Ethical Street Tours
–Sam Anderson, NY Times writer
My trip to Delhi was full of interesting, albeit somewhat touristy experiences. I did, however, begin and end my stays in Delhi with two local families. In those days, we ate hearty, homecooked meals together, stayed up and played games I’d never heard of, and hit the streets for places I otherwise would not have discovered. In experiencing the everyday affairs and being in conversation with them, I learned much more about the city than being out exploring on my own.
Although I didn’t get to join street tours while in Delhi, I think they offer visitors something valuable to the experience– the local perspective. I’ve made it my goal this year to travel with environmental and ethical issues in mind. After some research, I found two ethical tours that take participants to visit places that are a bit off the tourist track and see a different side of Delhi. During the tours, you will get to hear stories from the locals and be in touch with their reality. Most of all, your contribution directly gives back to the communities that live the reality.
Delhi: Ethical Sanjay Colony Slum Tour — a 2-3 hour walking tour through Sanjay Colony, home to 50,000 residents and one of the largest industrial areas in India. The tour encompasses a glimpse of the industries at play within the community, and explores social and economical issues for the residents in the slum.

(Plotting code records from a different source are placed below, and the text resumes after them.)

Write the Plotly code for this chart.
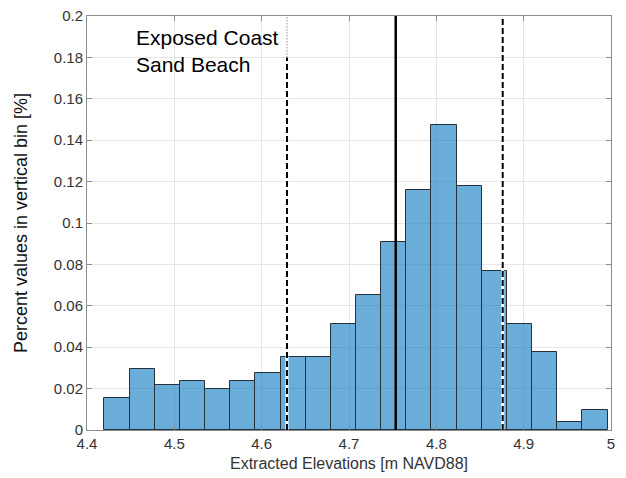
import plotly.graph_objects as go

# ---- data ----
bin_start = 4.42
bin_width = 0.0288
percent_values = [0.0156, 0.0295, 0.0217, 0.0235, 0.0197, 0.0235, 0.0275,
                  0.0355, 0.0355, 0.0512, 0.0650, 0.0910, 0.1160, 0.1475,
                  0.1179, 0.0768, 0.0512, 0.0377, 0.0039, 0.0098]
mean_elev = 4.7535
lower_bound = 4.629
upper_bound = 4.876
lower_dash_top = 0.18
y_top = 0.2

x_tick_vals = [4.4, 4.5, 4.6, 4.7, 4.8, 4.9, 5.0]
x_tick_text = ["4.4", "4.5", "4.6", "4.7", "4.8", "4.9", "5"]
y_tick_vals = [0, 0.02, 0.04, 0.06, 0.08, 0.1, 0.12, 0.14, 0.16, 0.18, 0.2]
y_tick_text = ["0", "0.02", "0.04", "0.06", "0.08", "0.1", "0.12", "0.14", "0.16", "0.18", "0.2"]

label_text = "Exposed Coast<br>Sand Beach"

centers = [bin_start + bin_width * (i + 0.5) for i in range(len(percent_values))]

FONT = "Liberation Sans, Arial, sans-serif"
AXC = "#8c8c8c"

fig = go.Figure()
fig.add_trace(go.Bar(
    x=centers, y=percent_values, width=bin_width,
    marker=dict(color="rgba(0,114,189,0.58)",
                line=dict(color="#26323b", width=1)),
    hoverinfo="skip", showlegend=False,
))

def vline(x, y0, y1, color, width, dash):
    fig.add_trace(go.Scatter(x=[x, x], y=[y0, y1], mode="lines",
                             line=dict(color=color, width=width, dash=dash),
                             hoverinfo="skip", showlegend=False))

# white underlay for dashed lines
vline(lower_bound, 0, lower_dash_top, "white", 3, "solid")
vline(upper_bound, 0, y_top, "white", 3, "solid")
vline(lower_bound, 0, lower_dash_top, "black", 2, "6px,3px")
vline(lower_bound, lower_dash_top, y_top, "#555555", 1, "1px,2px")
vline(upper_bound, 0, y_top, "black", 2, "6px,3px")
vline(mean_elev, 0, y_top, "black", 2.5, "solid")

fig.add_annotation(
    x=4.454, y=0.196, xref="x", yref="y", text=label_text,
    showarrow=False, xanchor="left", yanchor="top", align="left",
    font=dict(family=FONT, size=21, color="black"),
)

fig.update_layout(
    width=618, height=470,
    margin=dict(l=79, r=15, t=8, b=48),
    paper_bgcolor="white", plot_bgcolor="white",
    bargap=0,
    font=dict(family=FONT, size=15, color="#262626"),
)
fig.update_xaxes(
    range=[4.4, 5.0], tickvals=x_tick_vals, ticktext=x_tick_text,
    showgrid=True, gridcolor="#e6e6e6", gridwidth=1,
    showline=True, linecolor=AXC, linewidth=1, mirror="ticks",
    ticks="inside", ticklen=5, tickcolor=AXC,
    tickfont=dict(family=FONT, size=15, color="#333333"),
    ticklabeloverflow="allow",
    title=dict(text="Extracted Elevations [m NAVD88]", standoff=6,
               font=dict(family=FONT, size=16, color="#333333")),
    zeroline=False, automargin=False,
)
fig.update_yaxes(
    range=[0, 0.2], tickvals=y_tick_vals, ticktext=y_tick_text,
    showgrid=True, gridcolor="#e6e6e6", gridwidth=1,
    showline=True, linecolor=AXC, linewidth=1, mirror="ticks",
    ticks="inside", ticklen=5, tickcolor=AXC,
    tickfont=dict(family=FONT, size=15, color="#333333"),
    ticklabeloverflow="allow",
    title=dict(text="Percent values in vertical bin [%]", standoff=21,
               font=dict(family=FONT, size=18, color="#111111")),
    zeroline=False, automargin=False,
)

fig.write_html("out.html")
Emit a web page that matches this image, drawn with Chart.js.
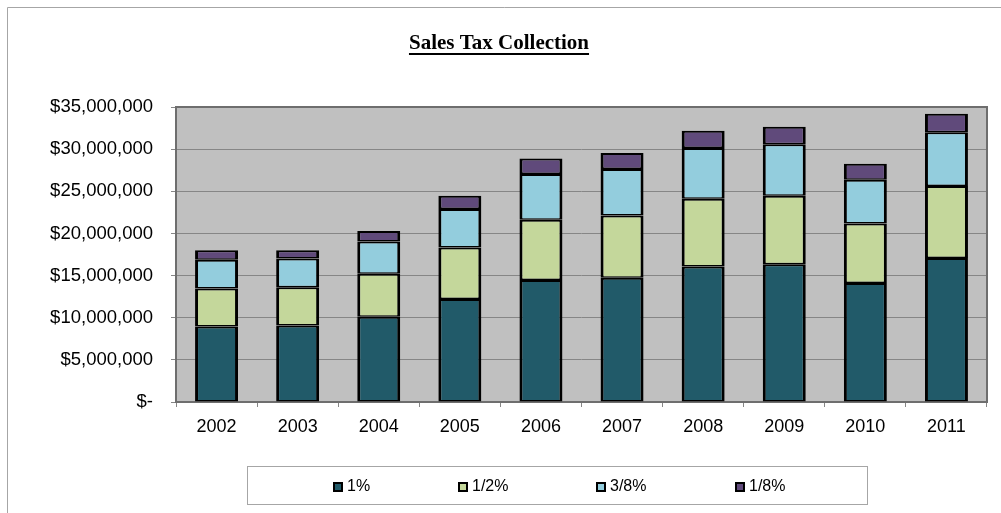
<!DOCTYPE html>
<html>
<head>
<meta charset="utf-8">
<title>Sales Tax Collection</title>
<script src="https://cdn.jsdelivr.net/npm/chart.js@4.4.0/dist/chart.umd.min.js"></script>
<style>
  html, body { margin: 0; padding: 0; background: #fff; }
  #wrap { width: 1001px; height: 513px; }
</style>
</head>
<body>
<div id="wrap"><canvas id="salesTax" width="1001" height="513"></canvas></div>
<script>
// Yearly collections by rate component (dollars)
const years = ['2002', '2003', '2004', '2005', '2006', '2007', '2008', '2009', '2010', '2011'];
const onePct = [8970000, 9090000, 10120000, 12220000, 14470000, 14750000, 16090000, 16330000, 14120000, 17080000];
const halfPct = [4510000, 4510000, 5100000, 6120000, 7160000, 7390000, 8030000, 8150000, 7070000, 8550000];
const threeEighthsPct = [3400000, 3440000, 3830000, 4560000, 5420000, 5500000, 6010000, 6090000, 5190000, 6360000];
const oneEighthPct = [1110000, 950000, 1240000, 1580000, 1850000, 1900000, 2060000, 2090000, 1890000, 2210000];
const seriesNames = ['1%', '1/2%', '3/8%', '1/8%'];
const seriesColors = ['#215a69', '#c4d79b', '#93cddd', '#604a7b'];
const yMax = 35000000;
const yStep = 5000000;

const sansFont = '"Liberation Sans", Arial, sans-serif';

function money(v) {
    if (v === 0) return '$-';
    return '$' + v.toLocaleString('en-US');
}

// Gray plot background, frame around the chart area, outer frame, title and legend box
const decorations = {
    id: 'decorations',
    beforeDraw(chart) {
        const { ctx, chartArea: a } = chart;
        ctx.save();
        ctx.fillStyle = '#c0c0c0';
        ctx.fillRect(a.left, a.top, a.right - a.left, a.bottom - a.top);

        // outer frame (left and top edges only show)
        ctx.strokeStyle = '#a6a6a6';
        ctx.lineWidth = 1;
        ctx.beginPath();
        ctx.moveTo(7.5, 513);
        ctx.lineTo(7.5, 7.5);
        ctx.lineTo(1001, 7.5);
        ctx.stroke();

        // title, bold and underlined
        ctx.fillStyle = '#000';
        ctx.font = 'bold 21px "Liberation Serif", "Times New Roman", serif';
        ctx.textAlign = 'center';
        ctx.textBaseline = 'alphabetic';
        const title = 'Sales Tax Collection';
        const tx = 499;
        ctx.fillText(title, tx, 49);
        const tw = ctx.measureText(title).width;
        ctx.fillRect(tx - tw / 2, 53, tw, 2);
        ctx.restore();
    },
    beforeDatasetsDraw(chart) {
        const { ctx, chartArea: a } = chart;
        ctx.save();
        ctx.strokeStyle = '#6e6e6e';
        ctx.lineWidth = 2;
        ctx.strokeRect(a.left, a.top, a.right - a.left, a.bottom - a.top);
        ctx.restore();
    },
    afterDraw(chart) {
        const { ctx } = chart;
        ctx.save();
        ctx.strokeStyle = '#a6a6a6';
        ctx.lineWidth = 1;
        ctx.strokeRect(247.5, 466.5, 620, 38);

        const itemX = [333, 458, 596, 735];
        ctx.font = '16px ' + sansFont;
        ctx.textAlign = 'left';
        ctx.textBaseline = 'middle';
        chart.data.datasets.forEach((ds, i) => {
            const x = itemX[i];
            ctx.fillStyle = ds.backgroundColor;
            ctx.fillRect(x, 482, 10, 10);
            ctx.strokeStyle = '#000';
            ctx.lineWidth = 2;
            ctx.strokeRect(x + 1, 483, 8, 8);
            ctx.fillStyle = '#000';
            ctx.fillText(ds.label, x + 14, 487);
        });
        ctx.restore();
    }
};

const seriesData = [onePct, halfPct, threeEighthsPct, oneEighthPct];

new Chart(document.getElementById('salesTax'), {
    type: 'bar',
    data: {
        labels: years,
        datasets: seriesData.map((vals, i) => ({
            label: seriesNames[i],
            data: vals,
            backgroundColor: seriesColors[i],
            borderColor: '#000',
            borderWidth: { top: 2, bottom: 1.5, left: 3, right: 3 },
            borderSkipped: false,
            inflateAmount: 0,
            barPercentage: 1,
            categoryPercentage: 0.53
        }))
    },
    options: {
        responsive: false,
        devicePixelRatio: 1,
        animation: false,
        layout: { padding: { left: 0, right: 14, top: 107, bottom: 0 } },
        plugins: {
            legend: { display: false },
            title: { display: false },
            tooltip: { enabled: false }
        },
        scales: {
            x: {
                stacked: true,
                grid: { offset: true, drawOnChartArea: false, tickLength: 5, color: '#868686' },
                border: { display: false },
                ticks: { color: '#000', font: { family: sansFont, size: 18 }, padding: 9 },
                afterFit: s => { s.height = 111; }
            },
            y: {
                stacked: true,
                min: 0,
                max: yMax,
                grid: { color: '#868686', tickLength: 5 },
                border: { display: false },
                ticks: {
                    stepSize: yStep,
                    color: '#000',
                    font: { family: sansFont, size: 18.5 },
                    padding: 18,
                    callback: v => money(v)
                },
                afterFit: s => { s.width = 176; }
            }
        }
    },
    plugins: [decorations]
});
</script>
</body>
</html>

Delhi Street Walk by a Former Street Kid— a 2 hour walking tour through the lens of a guide with a firsthand experience of living on the streets. The walk takes place on the streets of Paharganj, accompanied by the guide’s personal story of survival as a former street kid.
I encourage you to do your own research too, and let me know if you have other suggestions for places to visit in Delhi!